年轻一代的留学生,舞不了狮子,没心思买纸包红包。只是周遭喧嚣,难免衬得寂寞,于是在家用YouTube开了历年春晚相声小品段子听,不一定看,听个响儿吧;亚洲超市里买了火锅材料、汤圆、饺子、各色菜肴,呼朋唤友。来的朋友们也自觉:平日聚餐若是带红酒或鹅肝来的,这时便尽力带些亚洲菜式。晚上,吆喝着摆桌,上一个火锅,窗帘一拉,听着电视里播的春晚相声与综艺段子,仿佛也就是在国内了吧……火锅咕嘟嘟声中,跟家里打电话:“爸,妈,我蛮好的……我也在看春晚呢……”

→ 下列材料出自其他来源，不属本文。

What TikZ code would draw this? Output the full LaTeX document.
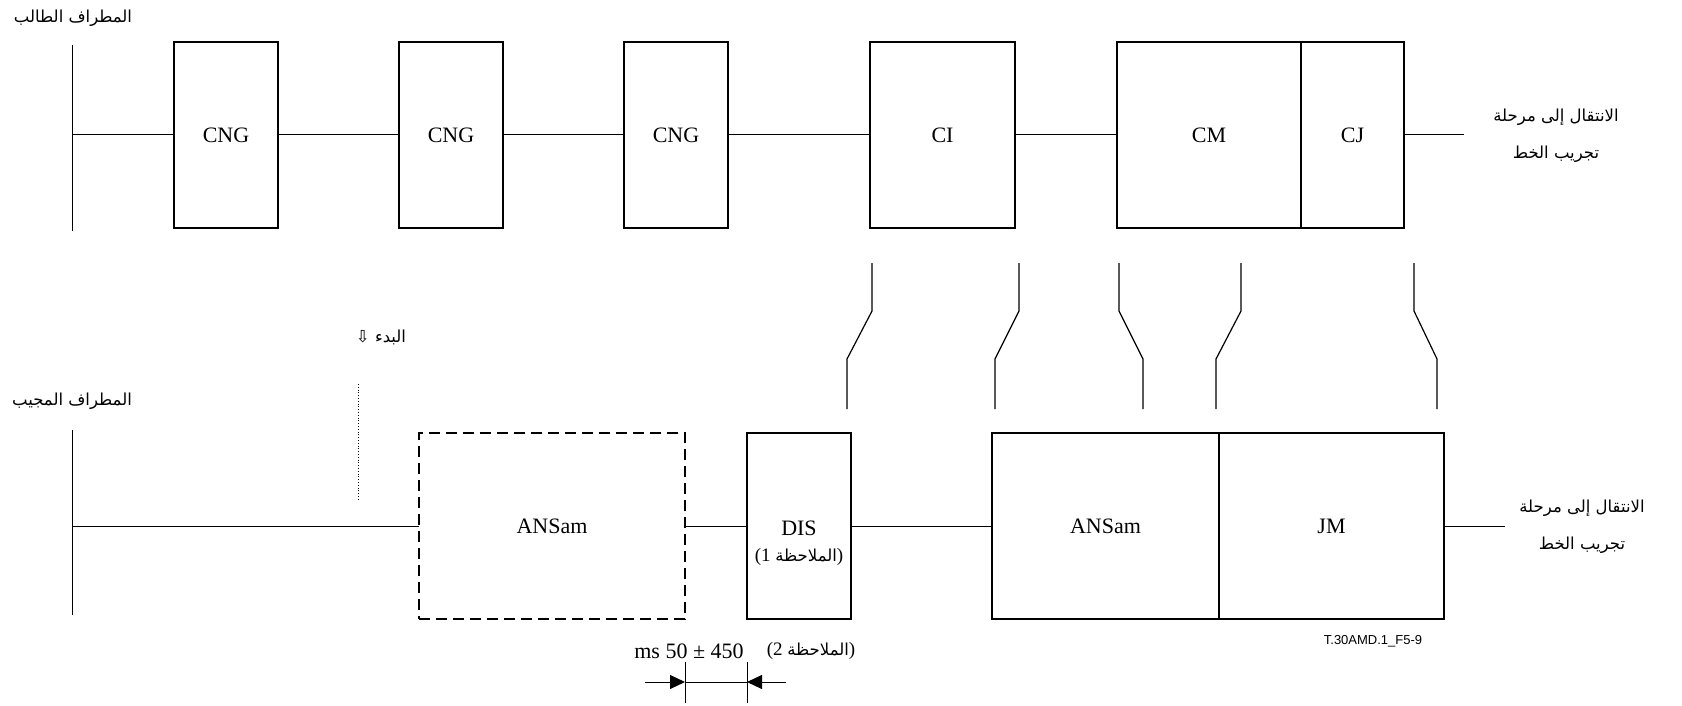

张爱玲在《红玫瑰与白玫瑰》里,说一位在上海的英国老太太,“因为离开英国久了,因此英国得格外道地”。李安早期电影《推手》里,郎雄老爷子到了美国,还是练太极、包饺子,跟老太太说话时,京字京韵,京腔京白。都是一个道理。去国之后,国的味道才浓。然而国既不在身边,只好用仪式,用色彩,用温度,用声音,就回去。

究竟什么是“年味儿”呢?为什么过年值得高兴呢?

我小学的语文课本里,有一种质朴和谐的审美:中国幅员辽阔,56个民族相亲相爱,农民伯伯勤劳勇敢,城市居民积极向上,春天万物复苏,夏天烂漫璀璨,秋天丰收圆融,冬天瑞雪纷纷;孩子们如何去为五保户老爷爷扫雪,如何拾金不昧,如何立志远大,想当解放军、科学家和护士……甚至连数学课本里,都会不经意地编些诸如“红星农场秋天苹果丰收,一共有30吨苹果,问载重2吨的3辆卡车需要多少次才能运完”,如此云云。

那是一种家族式团圆、互敬互爱、推心置腹的审美。多年以后,经历了些世情的我们,难免觉得小时候被哄了,然而这种质朴圆融的感情,这种“过年了,大家都要高兴,是一家”的劲头,方是“年味儿”的根本。

所谓年味儿,其实就是人味儿。到了每年的某个节点上,大家有一个由头和借口,可以重新相信人,愿意与人交往,大家保持着这种质朴本真的审美,暂时放下一切,推心置腹,容忍亲戚的聒噪、天气的寒冷、电视节目的浅白,可以让自己变成个小孩儿,在一片喧腾热闹之中,对他人加以问候和祝福——不管是不是真的,至少过年了,大家有个借口来这么做了。

某种程度上,年是一种农业社会大家族的群居习俗,过年是一种仪式化的返璞归真。习惯了天伦之乐的少年偶或还有些逆反情绪,觉得过年喧闹得浅白,不理解父母长辈们何以扯起嗓子,彼此道贺。

要独立了,走远了,尝试过世态炎凉人情寒暖,在客气地保持彼此距离的海外生活过,才格外地渴想年味儿,渴想那些具有乡里温情的高热量饮食:有个机会,可以不问情由地变成小孩儿,色彩炫目地高兴那么一阵子的机会,在成年人世界里,可并不那么多呢。